Instruction:
Your task is to give the listing below back word for word, pictures excluded.

>> begin

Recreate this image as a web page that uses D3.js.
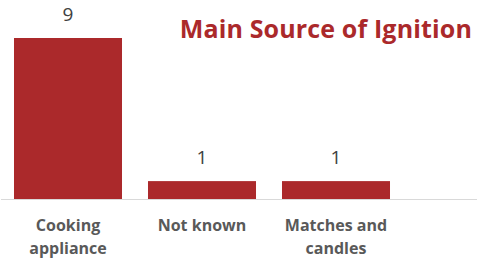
<!DOCTYPE html>
<html>
<head>
<meta charset="utf-8">
<script src="https://cdn.jsdelivr.net/npm/d3@7"></script>
<style>
  body { margin: 0; background: #fff; }
  svg { display: block; }
</style>
</head>
<body>
<svg width="478" height="267"></svg>
<script>
const categories = ["Cooking appliance", "Not known", "Matches and candles"];
const labelLines = [["Cooking", "appliance"], ["Not known"], ["Matches and", "candles"]];
const counts = [9, 1, 1];

const WIDTH = 478, HEIGHT = 267;
const BAR = "#AB292B";

let svg = d3.select("svg");

let x = d3.scaleBand()
          .domain(categories)
          .range([1, 403])
          .paddingInner(0.194)
          .paddingOuter(0.097);

let y = d3.scaleLinear()
          .domain([0, 9])
          .range([199, 38]);

// baseline
svg.append("line")
   .attr("x1", 1).attr("x2", 477)
   .attr("y1", y(0) + 0.5).attr("y2", y(0) + 0.5)
   .attr("stroke", "#d9d9d9")
   .attr("stroke-width", 1);

svg.selectAll("rect.bar")
   .data(counts)
   .enter().append("rect")
   .attr("class", "bar")
   .attr("x", (d, i) => x(categories[i]))
   .attr("y", d => y(d))
   .attr("width", x.bandwidth())
   .attr("height", d => y(0) - y(d))
   .attr("fill", BAR);

svg.selectAll("text.val")
   .data(counts)
   .enter().append("text")
   .attr("class", "val")
   .attr("x", (d, i) => x(categories[i]) + x.bandwidth() / 2)
   .attr("y", d => y(d) - 17)
   .attr("text-anchor", "middle")
   .attr("font-family", "Open Sans, sans-serif")
   .attr("font-size", 19)
   .attr("fill", "#404040")
   .text(d => d);

// category labels, wrapped like the original
let cat = svg.selectAll("text.cat")
             .data(labelLines)
             .enter().append("text")
             .attr("class", "cat")
             .attr("text-anchor", "middle")
             .attr("font-family", "Open Sans, sans-serif")
             .attr("font-weight", "bold")
             .attr("font-size", 16)
             .attr("fill", "#595959");

cat.selectAll("tspan")
   .data((d, i) => d.map(t => ({t: t, i: i})))
   .enter().append("tspan")
   .attr("x", d => x(categories[d.i]) + x.bandwidth() / 2)
   .attr("y", (d, j) => 231 + j * 23)
   .text(d => d.t);

svg.append("text")
   .attr("x", 472)
   .attr("y", 38)
   .attr("text-anchor", "end")
   .attr("font-family", "Open Sans, sans-serif")
   .attr("font-weight", "bold")
   .attr("font-size", 25)
   .attr("letter-spacing", 0.15)
   .attr("fill", "#AB292B")
   .text("Main Source of Ignition");
</script>
</body>
</html>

>> end

Exercise response:
Recreate this image as a web page that uses D3.js.
<!DOCTYPE html>
<html>
<head>
<meta charset="utf-8">
<script src="https://cdn.jsdelivr.net/npm/d3@7"></script>
<style>
  body { margin: 0; background: #fff; }
  svg { display: block; }
</style>
</head>
<body>
<svg width="478" height="267"></svg>
<script>
const categories = ["Cooking appliance", "Not known", "Matches and candles"];
const labelLines = [["Cooking", "appliance"], ["Not known"], ["Matches and", "candles"]];
const counts = [9, 1, 1];

const WIDTH = 478, HEIGHT = 267;
const BAR = "#AB292B";

let svg = d3.select("svg");

let x = d3.scaleBand()
          .domain(categories)
          .range([1, 403])
          .paddingInner(0.194)
          .paddingOuter(0.097);

let y = d3.scaleLinear()
          .domain([0, 9])
          .range([199, 38]);

// baseline
svg.append("line")
   .attr("x1", 1).attr("x2", 477)
   .attr("y1", y(0) + 0.5).attr("y2", y(0) + 0.5)
   .attr("stroke", "#d9d9d9")
   .attr("stroke-width", 1);

svg.selectAll("rect.bar")
   .data(counts)
   .enter().append("rect")
   .attr("class", "bar")
   .attr("x", (d, i) => x(categories[i]))
   .attr("y", d => y(d))
   .attr("width", x.bandwidth())
   .attr("height", d => y(0) - y(d))
   .attr("fill", BAR);

svg.selectAll("text.val")
   .data(counts)
   .enter().append("text")
   .attr("class", "val")
   .attr("x", (d, i) => x(categories[i]) + x.bandwidth() / 2)
   .attr("y", d => y(d) - 17)
   .attr("text-anchor", "middle")
   .attr("font-family", "Open Sans, sans-serif")
   .attr("font-size", 19)
   .attr("fill", "#404040")
   .text(d => d);

// category labels, wrapped like the original
let cat = svg.selectAll("text.cat")
             .data(labelLines)
             .enter().append("text")
             .attr("class", "cat")
             .attr("text-anchor", "middle")
             .attr("font-family", "Open Sans, sans-serif")
             .attr("font-weight", "bold")
             .attr("font-size", 16)
             .attr("fill", "#595959");

cat.selectAll("tspan")
   .data((d, i) => d.map(t => ({t: t, i: i})))
   .enter().append("tspan")
   .attr("x", d => x(categories[d.i]) + x.bandwidth() / 2)
   .attr("y", (d, j) => 231 + j * 23)
   .text(d => d.t);

svg.append("text")
   .attr("x", 472)
   .attr("y", 38)
   .attr("text-anchor", "end")
   .attr("font-family", "Open Sans, sans-serif")
   .attr("font-weight", "bold")
   .attr("font-size", 25)
   .attr("letter-spacing", 0.15)
   .attr("fill", "#AB292B")
   .text("Main Source of Ignition");
</script>
</body>
</html>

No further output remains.